「同一労働同一賃金」実現は、正社員にも無縁ではない安倍首相も踏み込むと考えを示した同一労働同一賃金。果たして日本に根付かせることはできるのか

 安倍総理は1月22日の施政方針演説で、正社員と非正社員の均衡待遇のために、同一労働同一賃金の実現に踏み込む考えを示した。これは、元々、野党の主張であった筈で、それを与党の政策として掲げたことにはどのような意味があるのだろうか。

 同じ仕事をしていれば同じ賃金というのは、市場が効率的に働いていれば自然に実現する「一物一価」の法則で、欧米の職種別労働市場では当然のことである。しかし、日本の企業別に分断された労働市場では、企業内部の正社員と外部の非正社員とでは大きな賃金差がある。これは正確には「年功賃金の格差」であり、若年層では小さく、中高年層で大きく拡がっている(図)。

正社員と非正社員の年収(大企業、男性、1000円)

「同一労働同一賃金」実現は、正社員にも無縁ではない

 正社員と非正社員の均衡待遇を阻む最大の障壁が、この年功賃金である。仮に、有期雇用の非正社員に年功賃金を適用しても、賃金が高まる前に離職すれば効果はない。「日本の雇用慣行に即して正規・非正規間の格差解消」という野党の主張があるが、現行の年齢や勤続年数で決まる賃金制度の改革なしに、どうすれば非正社員との賃金格差が解消できるのだろうか。

 毎年の春闘で、正社員の労働組合の最低限の要求は定期昇給であり、これは年功賃金そのものである。
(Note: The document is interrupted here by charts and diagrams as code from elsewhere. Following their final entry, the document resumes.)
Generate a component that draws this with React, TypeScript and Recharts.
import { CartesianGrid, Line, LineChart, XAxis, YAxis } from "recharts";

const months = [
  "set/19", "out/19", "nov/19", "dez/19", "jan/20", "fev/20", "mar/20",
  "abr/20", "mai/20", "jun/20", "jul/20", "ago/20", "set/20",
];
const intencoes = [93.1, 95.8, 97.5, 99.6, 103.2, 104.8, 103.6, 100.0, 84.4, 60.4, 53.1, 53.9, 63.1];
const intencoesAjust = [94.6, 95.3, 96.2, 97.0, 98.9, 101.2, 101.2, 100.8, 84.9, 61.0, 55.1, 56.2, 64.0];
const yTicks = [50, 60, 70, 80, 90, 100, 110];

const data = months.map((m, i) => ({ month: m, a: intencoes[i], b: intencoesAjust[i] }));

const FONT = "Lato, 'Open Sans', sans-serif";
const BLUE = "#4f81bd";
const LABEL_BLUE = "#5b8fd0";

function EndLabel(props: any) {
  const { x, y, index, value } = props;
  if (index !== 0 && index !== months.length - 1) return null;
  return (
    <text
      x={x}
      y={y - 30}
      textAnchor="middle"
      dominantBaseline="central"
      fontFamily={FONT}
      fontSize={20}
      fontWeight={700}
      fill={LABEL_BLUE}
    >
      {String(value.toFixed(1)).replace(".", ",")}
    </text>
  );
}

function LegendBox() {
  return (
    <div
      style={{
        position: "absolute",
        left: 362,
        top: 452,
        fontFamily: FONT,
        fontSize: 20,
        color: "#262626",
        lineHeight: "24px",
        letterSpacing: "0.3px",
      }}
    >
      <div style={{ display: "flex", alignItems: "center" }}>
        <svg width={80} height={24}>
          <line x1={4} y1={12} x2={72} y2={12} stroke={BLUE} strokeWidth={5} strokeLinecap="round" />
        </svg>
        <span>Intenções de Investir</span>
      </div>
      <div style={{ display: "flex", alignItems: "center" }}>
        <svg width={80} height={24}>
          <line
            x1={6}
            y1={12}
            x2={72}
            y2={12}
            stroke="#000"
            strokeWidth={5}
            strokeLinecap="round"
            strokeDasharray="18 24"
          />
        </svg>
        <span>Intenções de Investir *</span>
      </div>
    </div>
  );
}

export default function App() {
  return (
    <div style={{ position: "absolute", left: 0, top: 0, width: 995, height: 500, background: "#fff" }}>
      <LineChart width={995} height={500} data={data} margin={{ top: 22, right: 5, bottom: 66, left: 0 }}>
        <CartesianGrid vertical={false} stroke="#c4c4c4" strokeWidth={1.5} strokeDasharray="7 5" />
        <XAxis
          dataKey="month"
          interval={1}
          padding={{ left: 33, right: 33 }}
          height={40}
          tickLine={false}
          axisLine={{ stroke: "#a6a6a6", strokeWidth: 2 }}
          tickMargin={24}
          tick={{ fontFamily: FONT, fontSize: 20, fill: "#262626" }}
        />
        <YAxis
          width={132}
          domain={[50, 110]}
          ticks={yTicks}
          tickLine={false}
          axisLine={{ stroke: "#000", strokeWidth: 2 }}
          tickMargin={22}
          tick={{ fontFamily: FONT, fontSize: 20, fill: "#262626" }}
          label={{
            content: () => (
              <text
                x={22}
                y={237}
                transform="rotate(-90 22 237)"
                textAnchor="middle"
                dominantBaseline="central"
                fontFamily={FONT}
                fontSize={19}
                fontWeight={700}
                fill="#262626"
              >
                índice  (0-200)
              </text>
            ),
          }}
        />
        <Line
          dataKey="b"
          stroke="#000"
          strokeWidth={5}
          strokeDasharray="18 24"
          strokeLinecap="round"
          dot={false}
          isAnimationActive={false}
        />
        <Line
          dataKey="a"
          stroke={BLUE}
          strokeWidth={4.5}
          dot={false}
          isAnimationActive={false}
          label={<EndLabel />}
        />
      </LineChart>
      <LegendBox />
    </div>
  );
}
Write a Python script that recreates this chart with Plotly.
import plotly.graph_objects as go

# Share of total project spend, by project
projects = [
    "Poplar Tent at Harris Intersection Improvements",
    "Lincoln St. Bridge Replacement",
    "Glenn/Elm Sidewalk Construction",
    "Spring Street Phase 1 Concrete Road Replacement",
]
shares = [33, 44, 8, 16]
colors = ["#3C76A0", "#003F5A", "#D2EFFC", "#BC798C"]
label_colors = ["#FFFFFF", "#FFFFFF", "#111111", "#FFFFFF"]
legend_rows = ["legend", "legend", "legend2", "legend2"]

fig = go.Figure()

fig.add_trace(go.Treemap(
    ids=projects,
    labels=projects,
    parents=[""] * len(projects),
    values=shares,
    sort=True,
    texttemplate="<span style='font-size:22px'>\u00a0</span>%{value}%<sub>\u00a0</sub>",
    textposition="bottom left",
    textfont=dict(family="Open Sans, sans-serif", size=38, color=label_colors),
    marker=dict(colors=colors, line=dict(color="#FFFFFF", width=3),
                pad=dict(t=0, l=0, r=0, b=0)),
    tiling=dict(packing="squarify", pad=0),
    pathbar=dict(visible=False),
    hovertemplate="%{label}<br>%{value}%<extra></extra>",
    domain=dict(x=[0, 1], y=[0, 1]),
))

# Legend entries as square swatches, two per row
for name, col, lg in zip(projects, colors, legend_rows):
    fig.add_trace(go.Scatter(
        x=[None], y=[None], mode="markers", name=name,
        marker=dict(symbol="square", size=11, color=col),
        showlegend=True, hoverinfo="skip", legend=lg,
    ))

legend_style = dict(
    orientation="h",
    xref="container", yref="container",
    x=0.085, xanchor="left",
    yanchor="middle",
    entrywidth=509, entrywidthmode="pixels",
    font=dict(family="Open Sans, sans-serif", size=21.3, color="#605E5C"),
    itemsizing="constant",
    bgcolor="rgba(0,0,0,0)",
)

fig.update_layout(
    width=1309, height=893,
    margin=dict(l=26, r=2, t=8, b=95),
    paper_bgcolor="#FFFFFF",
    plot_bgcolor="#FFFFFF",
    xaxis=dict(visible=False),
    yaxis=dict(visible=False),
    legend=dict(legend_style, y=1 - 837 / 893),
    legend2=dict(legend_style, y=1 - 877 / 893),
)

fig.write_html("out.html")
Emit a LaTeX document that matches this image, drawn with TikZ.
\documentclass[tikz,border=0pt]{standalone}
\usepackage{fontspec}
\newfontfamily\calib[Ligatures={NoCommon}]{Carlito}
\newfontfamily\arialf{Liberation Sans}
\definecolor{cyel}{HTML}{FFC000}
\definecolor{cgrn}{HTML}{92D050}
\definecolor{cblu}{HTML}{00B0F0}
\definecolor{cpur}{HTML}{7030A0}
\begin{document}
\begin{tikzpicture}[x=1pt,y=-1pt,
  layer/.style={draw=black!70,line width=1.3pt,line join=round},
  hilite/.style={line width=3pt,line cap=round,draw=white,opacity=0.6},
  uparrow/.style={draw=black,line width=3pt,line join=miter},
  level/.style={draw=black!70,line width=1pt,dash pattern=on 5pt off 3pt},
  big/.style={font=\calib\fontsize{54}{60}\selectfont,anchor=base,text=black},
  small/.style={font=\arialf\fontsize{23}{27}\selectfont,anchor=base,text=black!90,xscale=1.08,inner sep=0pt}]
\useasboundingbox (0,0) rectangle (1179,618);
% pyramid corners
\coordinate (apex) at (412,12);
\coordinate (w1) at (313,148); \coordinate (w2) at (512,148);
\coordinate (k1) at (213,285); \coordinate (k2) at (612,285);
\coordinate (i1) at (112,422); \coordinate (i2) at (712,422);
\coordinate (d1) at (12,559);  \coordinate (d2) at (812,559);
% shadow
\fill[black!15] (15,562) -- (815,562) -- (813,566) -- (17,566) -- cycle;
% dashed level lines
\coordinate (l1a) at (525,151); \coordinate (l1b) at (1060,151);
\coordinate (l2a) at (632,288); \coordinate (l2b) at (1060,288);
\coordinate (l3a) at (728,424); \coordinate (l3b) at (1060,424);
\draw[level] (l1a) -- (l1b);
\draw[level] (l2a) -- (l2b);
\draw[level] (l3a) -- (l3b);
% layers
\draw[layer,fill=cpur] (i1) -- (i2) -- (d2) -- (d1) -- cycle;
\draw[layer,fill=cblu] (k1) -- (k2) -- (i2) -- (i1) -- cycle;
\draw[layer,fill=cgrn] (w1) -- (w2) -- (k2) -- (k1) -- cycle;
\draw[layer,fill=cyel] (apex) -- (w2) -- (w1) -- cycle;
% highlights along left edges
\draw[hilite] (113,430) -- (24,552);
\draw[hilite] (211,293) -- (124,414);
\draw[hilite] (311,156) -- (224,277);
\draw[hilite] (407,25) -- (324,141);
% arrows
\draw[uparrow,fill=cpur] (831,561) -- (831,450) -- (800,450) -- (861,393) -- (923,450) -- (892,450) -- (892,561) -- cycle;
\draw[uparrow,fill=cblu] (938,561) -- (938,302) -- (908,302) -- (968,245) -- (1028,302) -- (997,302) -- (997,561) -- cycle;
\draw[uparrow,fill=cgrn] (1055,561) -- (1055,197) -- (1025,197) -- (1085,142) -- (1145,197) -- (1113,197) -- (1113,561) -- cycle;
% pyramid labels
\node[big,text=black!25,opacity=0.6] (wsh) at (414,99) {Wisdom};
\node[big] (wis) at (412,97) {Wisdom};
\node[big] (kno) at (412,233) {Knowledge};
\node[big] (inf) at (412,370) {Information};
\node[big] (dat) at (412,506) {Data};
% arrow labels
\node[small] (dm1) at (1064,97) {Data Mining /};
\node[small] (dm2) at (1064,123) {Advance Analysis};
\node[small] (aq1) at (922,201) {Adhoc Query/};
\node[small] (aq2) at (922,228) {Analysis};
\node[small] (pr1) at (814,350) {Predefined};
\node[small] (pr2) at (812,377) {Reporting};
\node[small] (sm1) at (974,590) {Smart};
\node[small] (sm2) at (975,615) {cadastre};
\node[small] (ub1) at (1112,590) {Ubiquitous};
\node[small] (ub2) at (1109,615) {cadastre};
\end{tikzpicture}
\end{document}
これに対して、職種別労働市場の需給関係による非正社員の賃金は、世界標準の決まり方である。均衡待遇実現のために変わらなければならないのは、正社員の生産性に見合わない年功賃金で、これを職業訓練等による非正社員の賃金底上げと一体的に行う必要がある。

年功賃金を維持したままで実現は不可能

 企業外の職種別労働市場と異なり、企業内労働市場では、職種の概念は明確でない場合が多い。これは過去の高い経済成長期には、技術革新に見合って新たな職種が次々に生まれたことや、慢性的な人手不足のなかで、熟練労働者を企業内に抱え込むために、年功賃金や多額の退職金等の「後払い賃金」が生まれた。こうしたなかで、個々の職種に見合った賃金ではなく、それに年齢や勤続年数等を加味する職能給も普及した。